**Task description**
Locate every line below that contains the word "code" and copy it.

**Record set**
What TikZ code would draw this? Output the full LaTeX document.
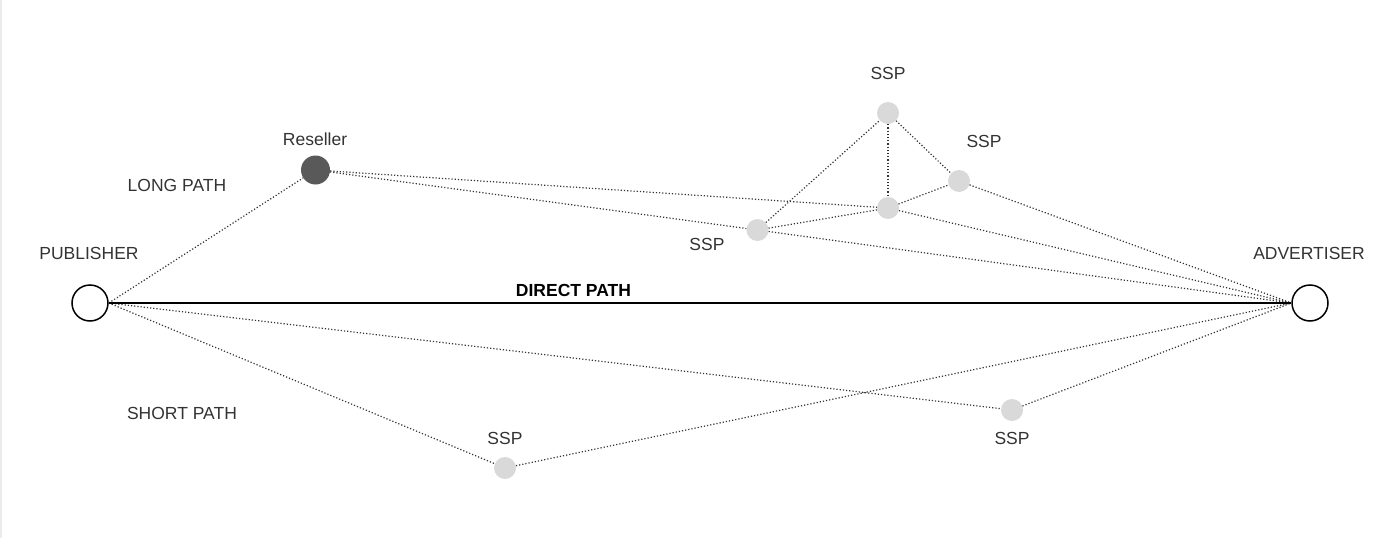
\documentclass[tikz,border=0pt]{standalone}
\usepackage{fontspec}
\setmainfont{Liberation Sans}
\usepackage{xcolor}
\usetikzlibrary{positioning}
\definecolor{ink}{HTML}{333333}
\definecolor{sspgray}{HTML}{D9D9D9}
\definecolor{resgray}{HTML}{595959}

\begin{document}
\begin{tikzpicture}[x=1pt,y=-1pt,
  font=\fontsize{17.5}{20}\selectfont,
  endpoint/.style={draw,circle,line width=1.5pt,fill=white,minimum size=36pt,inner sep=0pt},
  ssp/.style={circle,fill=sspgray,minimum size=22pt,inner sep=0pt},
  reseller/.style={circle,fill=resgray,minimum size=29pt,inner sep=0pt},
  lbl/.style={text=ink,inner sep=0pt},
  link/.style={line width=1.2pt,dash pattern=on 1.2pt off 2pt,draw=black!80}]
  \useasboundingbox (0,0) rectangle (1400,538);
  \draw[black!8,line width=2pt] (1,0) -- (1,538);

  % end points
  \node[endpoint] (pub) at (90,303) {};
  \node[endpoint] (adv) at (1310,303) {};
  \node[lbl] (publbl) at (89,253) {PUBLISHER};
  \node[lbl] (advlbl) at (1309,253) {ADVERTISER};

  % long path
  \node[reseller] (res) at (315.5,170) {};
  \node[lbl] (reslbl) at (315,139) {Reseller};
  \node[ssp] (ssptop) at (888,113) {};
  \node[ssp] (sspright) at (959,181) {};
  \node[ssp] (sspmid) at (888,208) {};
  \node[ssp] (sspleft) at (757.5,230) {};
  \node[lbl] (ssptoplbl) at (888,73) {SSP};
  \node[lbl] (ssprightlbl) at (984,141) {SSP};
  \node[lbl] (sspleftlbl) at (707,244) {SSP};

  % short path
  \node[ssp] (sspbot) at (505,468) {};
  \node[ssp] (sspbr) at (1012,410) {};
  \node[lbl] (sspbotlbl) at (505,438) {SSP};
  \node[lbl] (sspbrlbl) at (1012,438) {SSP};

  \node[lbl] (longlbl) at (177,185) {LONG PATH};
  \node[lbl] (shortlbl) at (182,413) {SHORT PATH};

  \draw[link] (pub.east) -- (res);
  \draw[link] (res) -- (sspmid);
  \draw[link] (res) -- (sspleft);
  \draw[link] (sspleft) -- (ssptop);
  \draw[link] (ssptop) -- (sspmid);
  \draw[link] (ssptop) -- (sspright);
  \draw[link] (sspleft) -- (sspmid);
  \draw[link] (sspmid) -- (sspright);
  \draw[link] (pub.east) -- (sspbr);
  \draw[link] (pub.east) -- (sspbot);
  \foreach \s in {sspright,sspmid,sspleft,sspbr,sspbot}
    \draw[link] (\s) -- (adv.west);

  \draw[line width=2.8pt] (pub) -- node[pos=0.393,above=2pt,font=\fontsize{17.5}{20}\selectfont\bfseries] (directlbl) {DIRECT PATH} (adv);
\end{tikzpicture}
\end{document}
...
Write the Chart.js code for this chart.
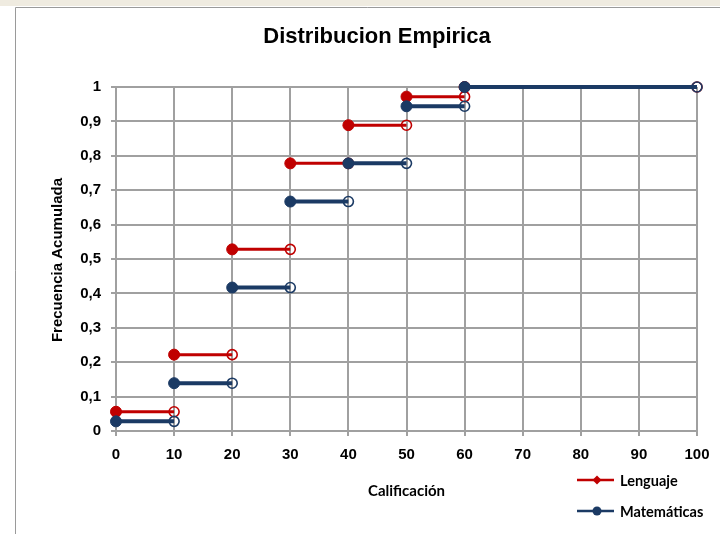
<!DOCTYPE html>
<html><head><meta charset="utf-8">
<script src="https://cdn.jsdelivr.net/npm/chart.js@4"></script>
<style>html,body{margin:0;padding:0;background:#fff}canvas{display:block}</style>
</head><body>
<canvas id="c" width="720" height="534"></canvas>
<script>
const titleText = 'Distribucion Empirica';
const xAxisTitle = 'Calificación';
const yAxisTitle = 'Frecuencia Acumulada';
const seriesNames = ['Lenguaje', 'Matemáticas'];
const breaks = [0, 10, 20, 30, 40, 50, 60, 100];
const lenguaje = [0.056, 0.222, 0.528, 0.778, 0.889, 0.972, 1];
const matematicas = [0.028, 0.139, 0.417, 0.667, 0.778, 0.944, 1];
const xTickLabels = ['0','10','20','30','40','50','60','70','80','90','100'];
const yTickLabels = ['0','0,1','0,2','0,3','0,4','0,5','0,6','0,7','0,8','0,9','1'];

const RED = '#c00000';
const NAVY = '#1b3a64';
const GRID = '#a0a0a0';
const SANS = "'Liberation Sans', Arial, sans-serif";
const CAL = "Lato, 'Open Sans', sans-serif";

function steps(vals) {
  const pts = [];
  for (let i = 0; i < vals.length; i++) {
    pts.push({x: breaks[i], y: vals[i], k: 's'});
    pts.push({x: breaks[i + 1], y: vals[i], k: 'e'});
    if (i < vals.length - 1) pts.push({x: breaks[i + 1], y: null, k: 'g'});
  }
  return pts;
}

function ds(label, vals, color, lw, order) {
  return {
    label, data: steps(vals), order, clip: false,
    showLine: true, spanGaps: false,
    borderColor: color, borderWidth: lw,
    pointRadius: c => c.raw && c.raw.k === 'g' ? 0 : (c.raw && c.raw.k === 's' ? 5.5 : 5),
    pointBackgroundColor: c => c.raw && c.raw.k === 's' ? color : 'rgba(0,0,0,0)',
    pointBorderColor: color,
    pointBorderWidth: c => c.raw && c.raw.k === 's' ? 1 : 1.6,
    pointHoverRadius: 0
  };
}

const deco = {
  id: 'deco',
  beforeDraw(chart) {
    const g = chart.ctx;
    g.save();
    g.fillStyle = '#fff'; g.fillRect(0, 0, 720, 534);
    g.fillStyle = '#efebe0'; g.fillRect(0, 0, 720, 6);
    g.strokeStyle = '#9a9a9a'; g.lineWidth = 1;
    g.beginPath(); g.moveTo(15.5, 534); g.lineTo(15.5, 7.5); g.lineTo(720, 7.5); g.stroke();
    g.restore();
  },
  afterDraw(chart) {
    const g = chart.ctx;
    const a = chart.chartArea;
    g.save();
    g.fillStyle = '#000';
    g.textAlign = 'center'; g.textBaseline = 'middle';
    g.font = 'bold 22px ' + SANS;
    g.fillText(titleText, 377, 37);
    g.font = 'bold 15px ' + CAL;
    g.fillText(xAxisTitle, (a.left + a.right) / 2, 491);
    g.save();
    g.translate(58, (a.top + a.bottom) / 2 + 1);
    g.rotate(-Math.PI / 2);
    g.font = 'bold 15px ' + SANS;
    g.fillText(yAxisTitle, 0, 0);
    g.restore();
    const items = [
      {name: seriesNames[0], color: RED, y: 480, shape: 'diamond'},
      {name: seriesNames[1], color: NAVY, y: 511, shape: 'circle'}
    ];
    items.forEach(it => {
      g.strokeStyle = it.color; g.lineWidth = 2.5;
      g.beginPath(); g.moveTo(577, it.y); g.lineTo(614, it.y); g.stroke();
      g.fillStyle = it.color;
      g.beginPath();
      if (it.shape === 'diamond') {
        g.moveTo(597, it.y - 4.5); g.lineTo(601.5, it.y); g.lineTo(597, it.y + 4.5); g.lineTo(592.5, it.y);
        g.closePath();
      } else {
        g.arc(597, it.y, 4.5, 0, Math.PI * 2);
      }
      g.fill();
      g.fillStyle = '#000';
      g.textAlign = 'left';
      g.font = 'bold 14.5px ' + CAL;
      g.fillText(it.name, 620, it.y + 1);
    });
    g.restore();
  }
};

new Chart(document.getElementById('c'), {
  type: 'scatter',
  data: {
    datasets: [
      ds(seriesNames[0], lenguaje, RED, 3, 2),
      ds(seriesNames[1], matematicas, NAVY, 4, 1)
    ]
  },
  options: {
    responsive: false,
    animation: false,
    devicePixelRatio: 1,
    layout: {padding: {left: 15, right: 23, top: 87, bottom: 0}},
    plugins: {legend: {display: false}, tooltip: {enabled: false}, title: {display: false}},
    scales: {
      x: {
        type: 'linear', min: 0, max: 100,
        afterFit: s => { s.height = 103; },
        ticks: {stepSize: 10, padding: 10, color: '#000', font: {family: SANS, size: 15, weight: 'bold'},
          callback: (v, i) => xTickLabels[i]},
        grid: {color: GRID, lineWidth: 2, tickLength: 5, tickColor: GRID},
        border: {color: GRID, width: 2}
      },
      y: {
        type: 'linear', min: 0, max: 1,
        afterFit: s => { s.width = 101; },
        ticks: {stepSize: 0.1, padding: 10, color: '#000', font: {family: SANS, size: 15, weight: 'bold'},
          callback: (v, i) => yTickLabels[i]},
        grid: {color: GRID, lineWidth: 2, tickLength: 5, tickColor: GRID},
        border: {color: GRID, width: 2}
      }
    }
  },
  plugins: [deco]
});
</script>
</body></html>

**Response**
What TikZ code would draw this? Output the full LaTeX document.
Write the Chart.js code for this chart.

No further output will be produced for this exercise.